== Supplied material ==

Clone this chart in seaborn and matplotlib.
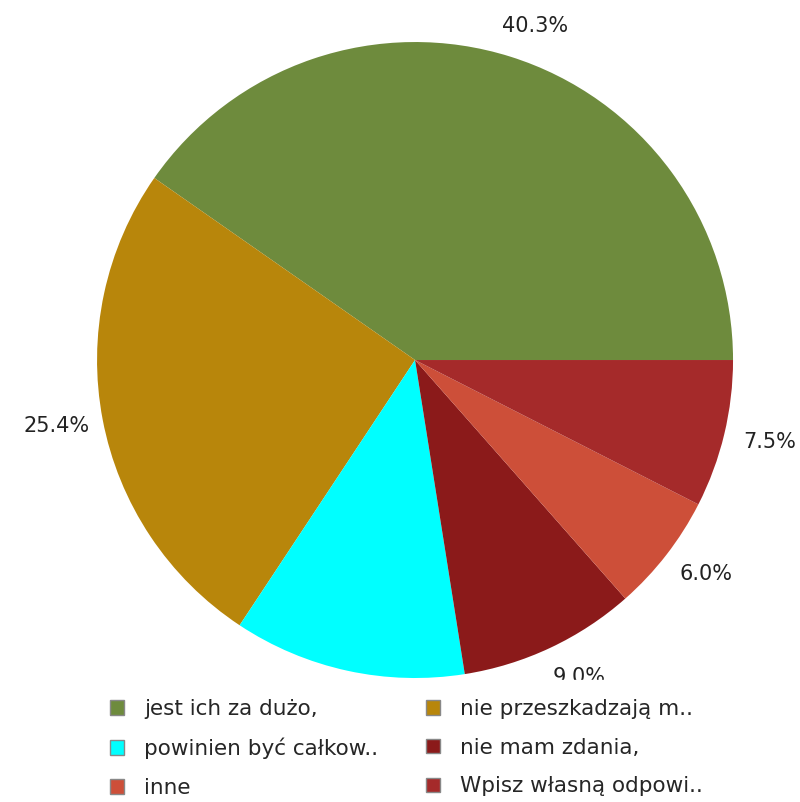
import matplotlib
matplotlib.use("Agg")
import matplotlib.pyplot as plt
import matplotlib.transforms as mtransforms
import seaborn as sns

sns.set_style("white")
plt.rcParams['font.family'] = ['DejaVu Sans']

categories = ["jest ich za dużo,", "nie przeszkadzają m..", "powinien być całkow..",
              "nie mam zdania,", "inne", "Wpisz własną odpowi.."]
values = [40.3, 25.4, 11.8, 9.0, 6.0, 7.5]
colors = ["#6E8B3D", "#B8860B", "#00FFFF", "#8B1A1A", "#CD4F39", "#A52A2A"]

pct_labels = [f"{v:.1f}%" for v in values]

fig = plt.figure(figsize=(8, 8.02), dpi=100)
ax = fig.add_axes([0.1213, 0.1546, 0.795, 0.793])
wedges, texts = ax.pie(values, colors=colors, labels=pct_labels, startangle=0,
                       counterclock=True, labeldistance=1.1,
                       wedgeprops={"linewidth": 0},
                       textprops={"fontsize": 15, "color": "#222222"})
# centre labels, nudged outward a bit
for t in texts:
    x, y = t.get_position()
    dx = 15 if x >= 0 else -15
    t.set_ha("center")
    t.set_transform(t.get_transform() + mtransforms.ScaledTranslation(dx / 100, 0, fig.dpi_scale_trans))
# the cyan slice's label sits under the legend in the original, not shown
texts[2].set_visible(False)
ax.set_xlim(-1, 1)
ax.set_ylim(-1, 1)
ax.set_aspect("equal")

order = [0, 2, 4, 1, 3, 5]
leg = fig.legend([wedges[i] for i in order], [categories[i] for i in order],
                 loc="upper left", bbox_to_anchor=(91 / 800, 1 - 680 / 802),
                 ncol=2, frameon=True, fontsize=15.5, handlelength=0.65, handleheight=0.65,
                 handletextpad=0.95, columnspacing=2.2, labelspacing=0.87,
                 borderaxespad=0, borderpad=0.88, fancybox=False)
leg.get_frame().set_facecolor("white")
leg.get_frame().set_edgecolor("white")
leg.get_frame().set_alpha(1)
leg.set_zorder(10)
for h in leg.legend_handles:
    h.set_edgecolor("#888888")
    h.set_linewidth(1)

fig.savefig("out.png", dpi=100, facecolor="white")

== Goal ==
Identify and copy the lines holding the word "seaborn".

== Answer below ==
Clone this chart in seaborn and matplotlib.
import seaborn as sns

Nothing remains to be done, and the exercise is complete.